In passing, it may be pointed out that the effective and relentless control of the production of Japanese and German aircraft, not only of a combat character, but commercial, plus a control of the volume of these countries' civilian and military air operations and allied communication systems will for many years to come disarm them. And until that control is relaxed they will stay militarily impotent untilman, with his God-given but diabolical mind, invents some other more potent long-range precision instrument of destruction.

If the administration is working behind closed doors with United Nations representatives on the basis of a new air policy, I believe we Americans ought to know it. The time has come for the administration to redefine clearly what it believes our air policy is, or should be. Then it is up to the people to decide that they approve of it, and the State Department to negotiate those policies with all United Nations countries, in a generous manner, a manner consistent with our new and grave responsibility as the world's leading air power. And above all, it is for us here to review laws and make appropriations which will implement this responsibility forcefully. To this end, we must assemble here in this House that able body of men, of aviation-minded experts, who already exist, and allow them relentlessly to apply their full energies, time, and thought to this all-important question.

If in the next few years thousands upon thousands of our young men, who have flown the highest mountains, the deepest rivers, and widest jungles, who have navigated the seven green seas, dyeing them red with their blood; if the great air ground personnel which has sustained them overseas, and the hundreds of thousands employed in our aircraft factories, suddenly find that a new national air policy has robbed them of their professions and jobs—well, my colleagues, we, and this administration, shall answer at the bar of history rather sooner than we expect to young America.

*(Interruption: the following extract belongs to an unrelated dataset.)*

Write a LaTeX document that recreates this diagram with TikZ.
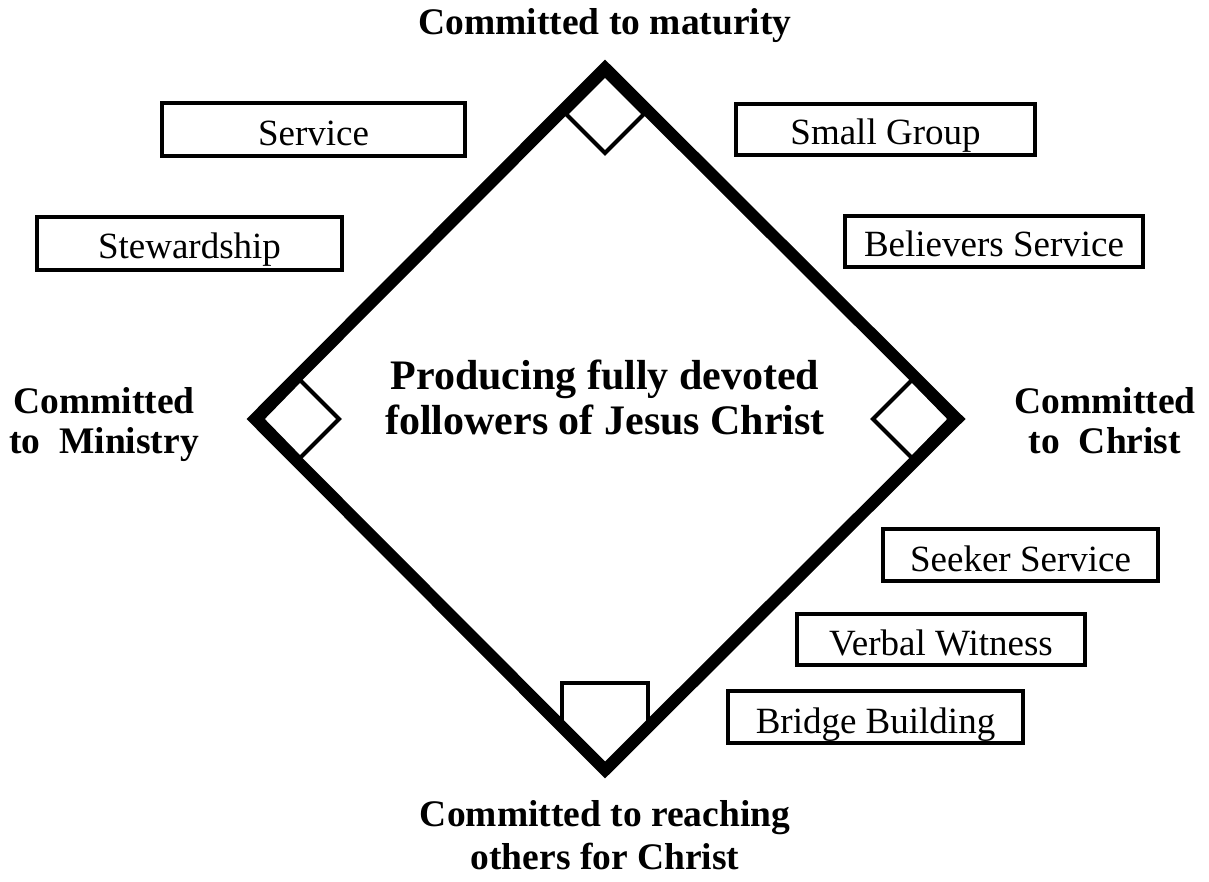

Furthermore, I do not hesitate to say, if out of indifference or lack of foresight, this administration and this Congress espouse the wrong air policy for this Nation, we shall have most efficiently laid the groundwork for America's certain defeat in World War No. 3. Then, indeed the air over our heads will be full of the sound of wings—the wings of the chickens coming home to roost, but to roost uncertainly in these steel girders above us, as the bombs of the enemy send them squawking in terror, and us squealing with shame out of this great hall.

To paraphrase the words of our gallant ally and that greatest of patriots, Winston Churchill, who sees, as he should see, nothing inconsistent between fighting a war for democracy and defending the interests of the noble nation which nobly sired him, "We, gentlemen, were not elected by our constituents on either side of this aisle, to preside over the liquidation of America's best interests, either at home or abroad." The sky's the limit of those interests. The time is now.